Records from a dataset:
....

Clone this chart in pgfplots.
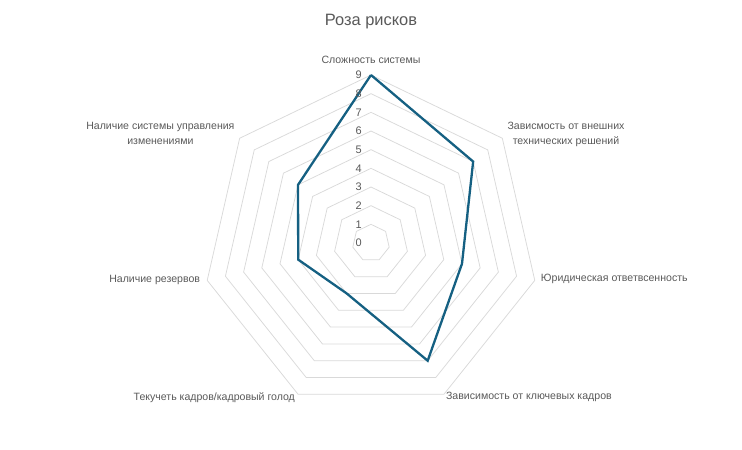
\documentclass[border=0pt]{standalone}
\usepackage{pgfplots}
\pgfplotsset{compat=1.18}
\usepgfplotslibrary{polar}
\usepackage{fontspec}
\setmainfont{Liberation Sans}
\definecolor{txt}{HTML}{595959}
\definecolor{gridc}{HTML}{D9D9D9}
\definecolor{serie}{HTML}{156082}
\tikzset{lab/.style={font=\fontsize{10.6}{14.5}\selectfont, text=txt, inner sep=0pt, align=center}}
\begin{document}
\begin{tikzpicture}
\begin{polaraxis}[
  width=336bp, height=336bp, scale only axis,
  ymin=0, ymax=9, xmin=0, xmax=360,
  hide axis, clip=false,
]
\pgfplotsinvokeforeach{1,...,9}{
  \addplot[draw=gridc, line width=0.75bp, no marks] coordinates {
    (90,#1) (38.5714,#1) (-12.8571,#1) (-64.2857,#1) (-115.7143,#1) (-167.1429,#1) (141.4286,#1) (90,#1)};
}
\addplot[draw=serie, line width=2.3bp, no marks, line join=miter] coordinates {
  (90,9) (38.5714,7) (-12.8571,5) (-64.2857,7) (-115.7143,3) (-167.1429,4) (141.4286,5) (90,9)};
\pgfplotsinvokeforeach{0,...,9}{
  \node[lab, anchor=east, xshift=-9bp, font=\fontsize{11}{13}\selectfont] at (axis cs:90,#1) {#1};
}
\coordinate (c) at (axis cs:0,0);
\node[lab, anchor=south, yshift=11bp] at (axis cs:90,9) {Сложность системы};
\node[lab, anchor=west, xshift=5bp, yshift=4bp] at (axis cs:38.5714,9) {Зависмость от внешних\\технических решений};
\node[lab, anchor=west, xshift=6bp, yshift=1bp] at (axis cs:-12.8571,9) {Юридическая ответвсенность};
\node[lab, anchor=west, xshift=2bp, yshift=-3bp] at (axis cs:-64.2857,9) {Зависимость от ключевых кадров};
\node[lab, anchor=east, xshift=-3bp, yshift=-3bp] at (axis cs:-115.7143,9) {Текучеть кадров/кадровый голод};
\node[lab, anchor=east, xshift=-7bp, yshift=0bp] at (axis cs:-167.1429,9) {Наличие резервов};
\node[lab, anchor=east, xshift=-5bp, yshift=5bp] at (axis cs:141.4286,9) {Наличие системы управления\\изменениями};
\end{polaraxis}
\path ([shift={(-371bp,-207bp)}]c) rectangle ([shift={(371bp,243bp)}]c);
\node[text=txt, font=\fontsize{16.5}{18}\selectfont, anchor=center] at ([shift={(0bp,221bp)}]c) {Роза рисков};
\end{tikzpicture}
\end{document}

....

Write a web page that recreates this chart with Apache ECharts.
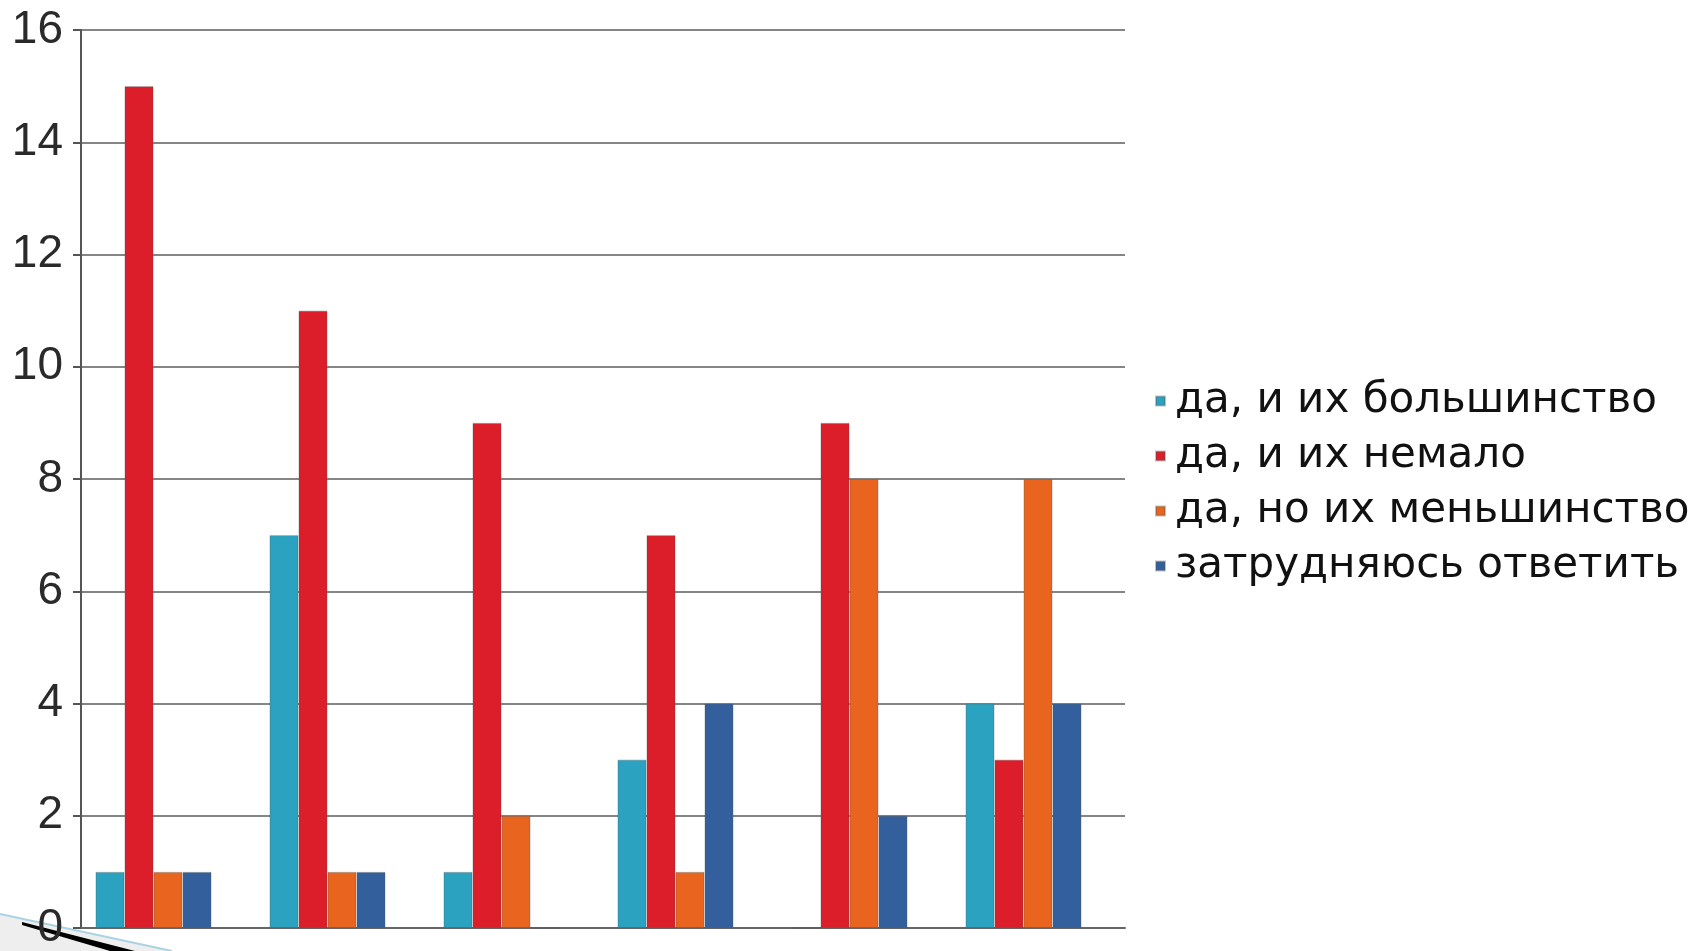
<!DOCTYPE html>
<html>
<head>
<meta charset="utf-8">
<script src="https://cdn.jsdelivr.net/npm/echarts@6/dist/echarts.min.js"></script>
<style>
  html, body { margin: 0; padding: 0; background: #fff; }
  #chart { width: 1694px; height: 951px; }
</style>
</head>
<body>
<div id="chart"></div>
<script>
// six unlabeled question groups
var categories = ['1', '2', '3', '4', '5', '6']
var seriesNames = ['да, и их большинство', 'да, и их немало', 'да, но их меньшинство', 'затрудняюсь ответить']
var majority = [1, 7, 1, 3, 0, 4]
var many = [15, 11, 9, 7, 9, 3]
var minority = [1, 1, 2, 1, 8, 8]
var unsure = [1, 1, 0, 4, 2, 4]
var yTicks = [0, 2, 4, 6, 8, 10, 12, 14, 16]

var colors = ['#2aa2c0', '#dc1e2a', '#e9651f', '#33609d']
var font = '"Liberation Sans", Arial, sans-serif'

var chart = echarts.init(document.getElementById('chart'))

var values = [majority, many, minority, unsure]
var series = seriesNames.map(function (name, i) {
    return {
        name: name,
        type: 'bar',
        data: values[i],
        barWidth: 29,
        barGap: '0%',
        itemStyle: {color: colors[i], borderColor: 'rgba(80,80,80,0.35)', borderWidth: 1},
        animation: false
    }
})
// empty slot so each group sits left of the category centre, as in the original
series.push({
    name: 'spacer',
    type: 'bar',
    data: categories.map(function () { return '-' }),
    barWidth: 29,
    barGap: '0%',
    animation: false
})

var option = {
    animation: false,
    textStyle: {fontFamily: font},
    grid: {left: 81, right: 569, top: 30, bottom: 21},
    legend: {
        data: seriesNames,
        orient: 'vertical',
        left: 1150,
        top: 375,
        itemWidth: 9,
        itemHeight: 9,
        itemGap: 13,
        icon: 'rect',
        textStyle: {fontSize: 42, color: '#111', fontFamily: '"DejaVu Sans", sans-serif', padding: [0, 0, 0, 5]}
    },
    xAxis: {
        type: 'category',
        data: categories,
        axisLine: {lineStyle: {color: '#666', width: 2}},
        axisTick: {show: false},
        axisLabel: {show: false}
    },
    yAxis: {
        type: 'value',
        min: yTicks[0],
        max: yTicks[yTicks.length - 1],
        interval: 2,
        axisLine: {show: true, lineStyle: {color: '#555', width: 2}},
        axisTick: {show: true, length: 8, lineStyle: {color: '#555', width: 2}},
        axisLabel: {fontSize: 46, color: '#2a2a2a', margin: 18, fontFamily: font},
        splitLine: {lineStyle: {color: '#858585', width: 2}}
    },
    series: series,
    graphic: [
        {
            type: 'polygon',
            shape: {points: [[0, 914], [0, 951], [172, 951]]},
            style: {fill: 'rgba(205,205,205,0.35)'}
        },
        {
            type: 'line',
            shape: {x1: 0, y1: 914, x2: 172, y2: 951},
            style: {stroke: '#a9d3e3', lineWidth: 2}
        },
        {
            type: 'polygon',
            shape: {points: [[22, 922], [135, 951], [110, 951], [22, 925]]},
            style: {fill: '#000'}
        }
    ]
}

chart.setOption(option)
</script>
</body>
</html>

....

## Instruction
Transcribe, leaving out pictures, each line from the one containing "Write a web" through the one containing "var chart = echarts.init(document.getElementById('chart'))".

## Response to this exercise
Write a web page that recreates this chart with Apache ECharts.
<!DOCTYPE html>
<html>
<head>
<meta charset="utf-8">
<script src="https://cdn.jsdelivr.net/npm/echarts@6/dist/echarts.min.js"></script>
<style>
  html, body { margin: 0; padding: 0; background: #fff; }
  #chart { width: 1694px; height: 951px; }
</style>
</head>
<body>
<div id="chart"></div>
<script>
// six unlabeled question groups
var categories = ['1', '2', '3', '4', '5', '6']
var seriesNames = ['да, и их большинство', 'да, и их немало', 'да, но их меньшинство', 'затрудняюсь ответить']
var majority = [1, 7, 1, 3, 0, 4]
var many = [15, 11, 9, 7, 9, 3]
var minority = [1, 1, 2, 1, 8, 8]
var unsure = [1, 1, 0, 4, 2, 4]
var yTicks = [0, 2, 4, 6, 8, 10, 12, 14, 16]

var colors = ['#2aa2c0', '#dc1e2a', '#e9651f', '#33609d']
var font = '"Liberation Sans", Arial, sans-serif'

var chart = echarts.init(document.getElementById('chart'))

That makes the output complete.